Monday, Jun. 18, 1951
Out of the Shadows
A half-forgotten figure emerged from Communism's shadows last week to carry on a half-forgotten fight. She was Leon Trotsky's widow, 69.
"Take good care of her," were Trotsky's dying words to his friends. "She has been with me for a long time." Natalia Sedova, daughter of a bourgeois Ukrainian family, was a student in Paris when, in 1902, she met the bookish, intolerant young intellectual who spent his time playing chess in smoky cafes, dreaming violent dreams of world revolution. For the next 38 years, she followed Leon Trotsky around the world--Spain, Switzerland, Finland, the U.S., Norway, Germany, Turkey, Russia --into exile and to the gates of many a prison.
In 1917, when the Russian Revolution broke out, they were living in an $18-a-month apartment in Manhattan. Within a few months, the itinerant revolutionary was Red Russia's Commissar for Foreign Affairs, then organizer of the Red army and Lenin's No. 1 man, incorruptible, sarcastic, ruthless. Ten years later, having lost in the struggle for power with Joseph Stalin, Trotsky and his wife were chased out of Russia. They finally found refuge in Mexico where, in 1940, a Stalinist agent drove a pickax into the brain of Leon Trotsky.

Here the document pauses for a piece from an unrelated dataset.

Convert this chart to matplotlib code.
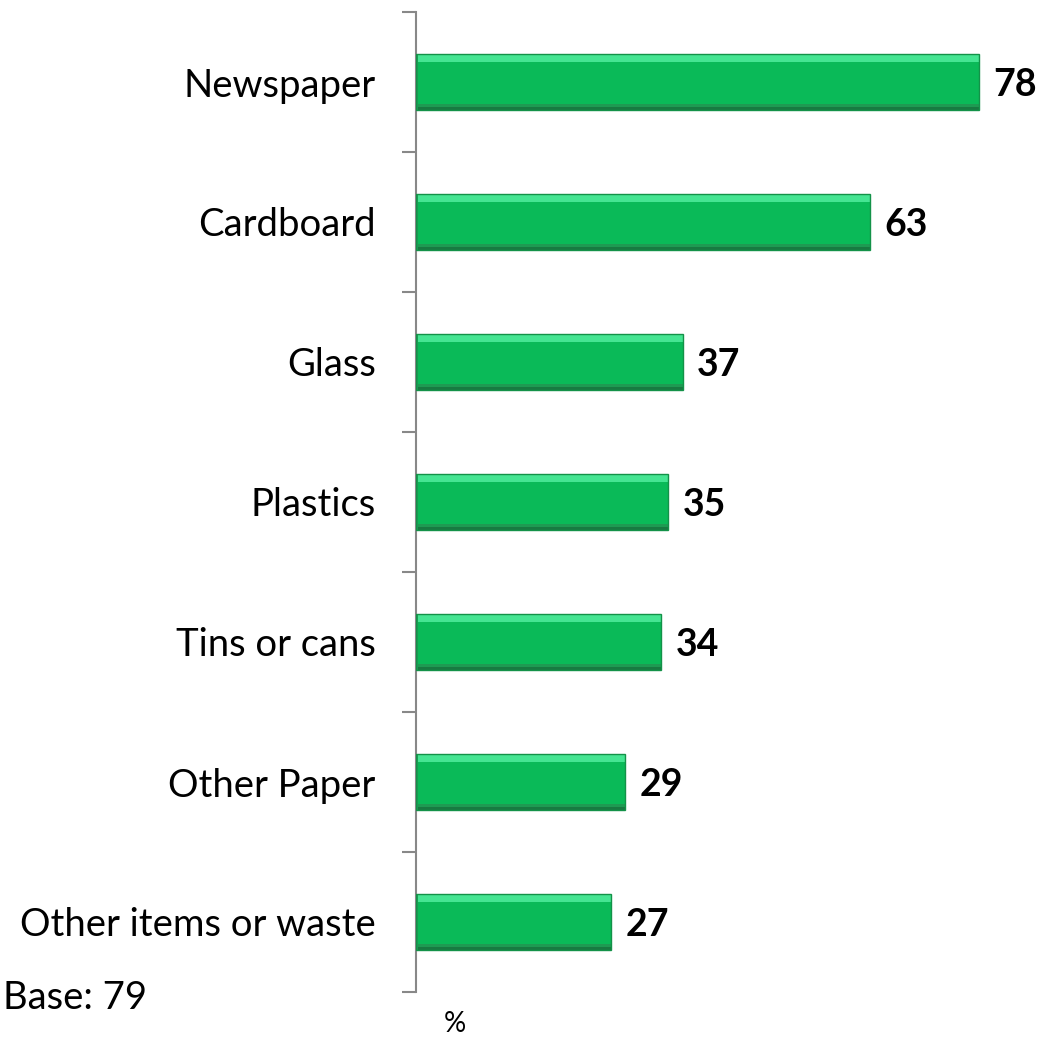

By then "Trotskyite" was a dirty word among orthodox Communists, but small bands of followers in many countries, grandly calling themselves the "Fourth International," remained faithful to Trotsky, claiming that he alone had preached the old Marxian gospel. One of the largest of the Trotskyite groups: the Socialist Workers Party in the U.S. Natalia appointed herself guardian of the true word and, like a medium, held forth on what Trotsky would say on various issues were he alive.
Last week Natalia Trotsky issued a bitter condemnation: the Socialist Workers Party, she said, had broken faith with the prophet. Wrote she to the party paper, the Militant of New York City: her husband would not have approved "supporting the armies of Stalinism in the war which is being endured by the anguished Korean people. I cannot and will not follow you in this."
Replied the official Trotskyites: "It is American imperialism--not 'armies of Stalinism'--that is waging in Korea the most destructive colonial war of modern times . . ."
In the Mexico City suburb where she lives in a high-walled, green-gated house, Natalia Trotsky was silent.